@anonymous-matomo-user opened this Issue on August 8th 2010

I think that webmail sites (e.g.: mail.google.com) should be shown in a separate category, and not with external websites: it's a traffic category that's different from normal websites.

@gka commented on August 8th 2010 Contributor

I kind of like the idea of separating mail referrers from the external websites but I think this is not as easy as it seems:

  • there are many different webmail providers and maintaining a list of them is impossible (just think of all the domain owners out in the web that possibly hosts a webmail service themself)
  • I don't know if it's possible to recognize custom webmail clients just by the referrer url.
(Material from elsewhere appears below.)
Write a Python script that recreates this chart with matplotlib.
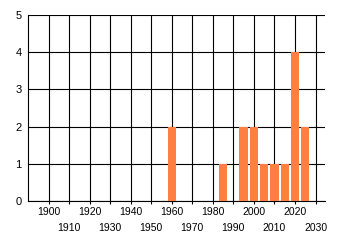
import matplotlib
matplotlib.use("Agg")
import matplotlib.pyplot as plt
from matplotlib.ticker import MultipleLocator, FixedLocator, FormatStrFormatter

years  = [1960, 1985, 1995, 2000, 2005, 2010, 2015, 2020, 2025]
counts = [2, 1, 2, 2, 1, 1, 1, 4, 2]

BAR_COL = '#FF7F40'

plt.rcParams['font.family'] = ['Liberation Sans', 'DejaVu Sans']

fig = plt.figure(figsize=(3.4, 2.45), dpi=100, facecolor='white')
ax = fig.add_axes([0.0824, 0.1796, 0.957 - 0.0824, 0.939 - 0.1796])

ax.bar(years, counts, width=4.1, color=BAR_COL, zorder=3)

ax.set_xlim(1890, 2034.8)
ax.set_ylim(0, 5)

# even decades on the first row, odd decades on the second
ax.xaxis.set_major_locator(FixedLocator(list(range(1900, 2031, 20))))
ax.xaxis.set_minor_locator(FixedLocator(list(range(1910, 2031, 20))))
ax.xaxis.set_minor_formatter(FormatStrFormatter('%d'))
ax.yaxis.set_major_locator(MultipleLocator(1))

ax.grid(True, which='both', color='black', lw=0.8, zorder=1)
ax.set_axisbelow(True)

ax.tick_params(axis='x', which='major', length=2.2, width=0.8, pad=2.0,
               labelsize=7.5, color='black')
ax.tick_params(axis='x', which='minor', length=2.2, width=0.8, pad=13.4,
               labelsize=7.5, color='black')
ax.tick_params(axis='y', length=0, pad=4.5, labelsize=8)

for side in ['top', 'right']:
    ax.spines[side].set_visible(False)
for side in ['left', 'bottom']:
    ax.spines[side].set_linewidth(0.8)

fig.savefig('out.png', dpi=100, facecolor='white')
Here is an example of an url of the Horde webmail client: http://webmail.domain.com/imp/message.php?index=1436. Maybe we can simply check for the "mail" and "webmail" subdomains?
  • many people use mail clients like thunderbird that open mail links in the default browser, so it is impossible to track all mail referrers.
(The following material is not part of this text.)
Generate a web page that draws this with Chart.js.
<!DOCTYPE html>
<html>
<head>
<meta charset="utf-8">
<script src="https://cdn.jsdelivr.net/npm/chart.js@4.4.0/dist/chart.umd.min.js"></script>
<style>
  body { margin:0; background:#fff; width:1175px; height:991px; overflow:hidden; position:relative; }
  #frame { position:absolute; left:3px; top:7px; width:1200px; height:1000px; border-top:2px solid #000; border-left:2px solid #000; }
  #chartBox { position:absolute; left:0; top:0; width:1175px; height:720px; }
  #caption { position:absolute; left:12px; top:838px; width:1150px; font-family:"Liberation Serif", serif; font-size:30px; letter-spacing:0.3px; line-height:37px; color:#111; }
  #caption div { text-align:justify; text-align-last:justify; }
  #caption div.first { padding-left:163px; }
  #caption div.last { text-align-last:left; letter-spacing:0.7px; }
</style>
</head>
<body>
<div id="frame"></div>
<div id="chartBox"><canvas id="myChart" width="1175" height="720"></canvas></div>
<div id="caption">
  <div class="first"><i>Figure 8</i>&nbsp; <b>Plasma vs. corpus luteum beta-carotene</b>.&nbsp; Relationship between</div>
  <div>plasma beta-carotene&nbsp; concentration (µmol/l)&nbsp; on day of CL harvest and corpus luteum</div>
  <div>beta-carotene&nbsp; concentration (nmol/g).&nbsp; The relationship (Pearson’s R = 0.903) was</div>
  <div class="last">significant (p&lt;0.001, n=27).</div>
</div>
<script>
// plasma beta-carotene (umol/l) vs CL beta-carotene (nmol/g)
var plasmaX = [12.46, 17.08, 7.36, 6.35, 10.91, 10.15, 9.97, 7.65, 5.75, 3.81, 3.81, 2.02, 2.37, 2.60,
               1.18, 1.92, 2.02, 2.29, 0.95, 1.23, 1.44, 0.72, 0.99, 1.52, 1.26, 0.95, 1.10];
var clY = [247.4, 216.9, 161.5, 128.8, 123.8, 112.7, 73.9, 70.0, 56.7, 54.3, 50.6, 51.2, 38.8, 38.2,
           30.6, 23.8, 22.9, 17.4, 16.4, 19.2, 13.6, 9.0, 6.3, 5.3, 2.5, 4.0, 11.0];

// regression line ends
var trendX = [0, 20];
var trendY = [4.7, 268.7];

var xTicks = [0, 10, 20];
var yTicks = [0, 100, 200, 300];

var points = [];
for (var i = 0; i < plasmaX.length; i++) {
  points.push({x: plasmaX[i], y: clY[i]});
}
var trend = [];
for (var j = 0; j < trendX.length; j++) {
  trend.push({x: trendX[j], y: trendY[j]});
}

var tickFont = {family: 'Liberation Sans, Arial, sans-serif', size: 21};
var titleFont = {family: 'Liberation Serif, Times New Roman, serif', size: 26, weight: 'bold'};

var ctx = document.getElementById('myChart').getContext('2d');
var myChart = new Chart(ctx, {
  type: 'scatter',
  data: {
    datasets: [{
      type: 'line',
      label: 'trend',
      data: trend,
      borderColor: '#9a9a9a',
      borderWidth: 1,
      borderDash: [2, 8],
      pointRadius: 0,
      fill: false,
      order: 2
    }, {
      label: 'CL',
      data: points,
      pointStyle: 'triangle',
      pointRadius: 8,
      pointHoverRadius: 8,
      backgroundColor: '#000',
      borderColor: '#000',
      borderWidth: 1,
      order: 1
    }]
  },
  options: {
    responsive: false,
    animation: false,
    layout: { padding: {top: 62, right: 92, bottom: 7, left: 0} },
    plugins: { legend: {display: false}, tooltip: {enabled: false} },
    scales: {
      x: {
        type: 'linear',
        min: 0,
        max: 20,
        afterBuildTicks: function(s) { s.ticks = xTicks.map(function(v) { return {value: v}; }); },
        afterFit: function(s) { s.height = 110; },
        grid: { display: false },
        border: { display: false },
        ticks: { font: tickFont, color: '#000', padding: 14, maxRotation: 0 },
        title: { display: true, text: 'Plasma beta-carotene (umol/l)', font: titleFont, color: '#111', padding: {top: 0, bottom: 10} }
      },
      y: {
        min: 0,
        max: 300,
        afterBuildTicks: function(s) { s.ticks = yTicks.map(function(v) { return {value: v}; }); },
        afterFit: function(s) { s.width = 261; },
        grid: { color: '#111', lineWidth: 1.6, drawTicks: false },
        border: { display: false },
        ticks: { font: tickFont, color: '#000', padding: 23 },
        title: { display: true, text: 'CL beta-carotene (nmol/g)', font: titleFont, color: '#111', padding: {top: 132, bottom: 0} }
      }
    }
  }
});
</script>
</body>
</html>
If it turns out that it's impossible to track desktop mail clients and custom webmail services then tracking only five big mail provider will get you to useless information. The power of the mail network is its distributed character

@robocoder commented on August 8th 2010 Contributor

If the webmail service is via https, then there may not be a referer.

Instead of a webmail category, a social media category would be more desirable. Inbound visits from twitter, digg, mail clients, etc are all indicators of your site's buzz.

@robocoder commented on August 8th 2010 Contributor

Closing for now as it isn't high on the wishlist. Maybe a candidate for a third party plugin?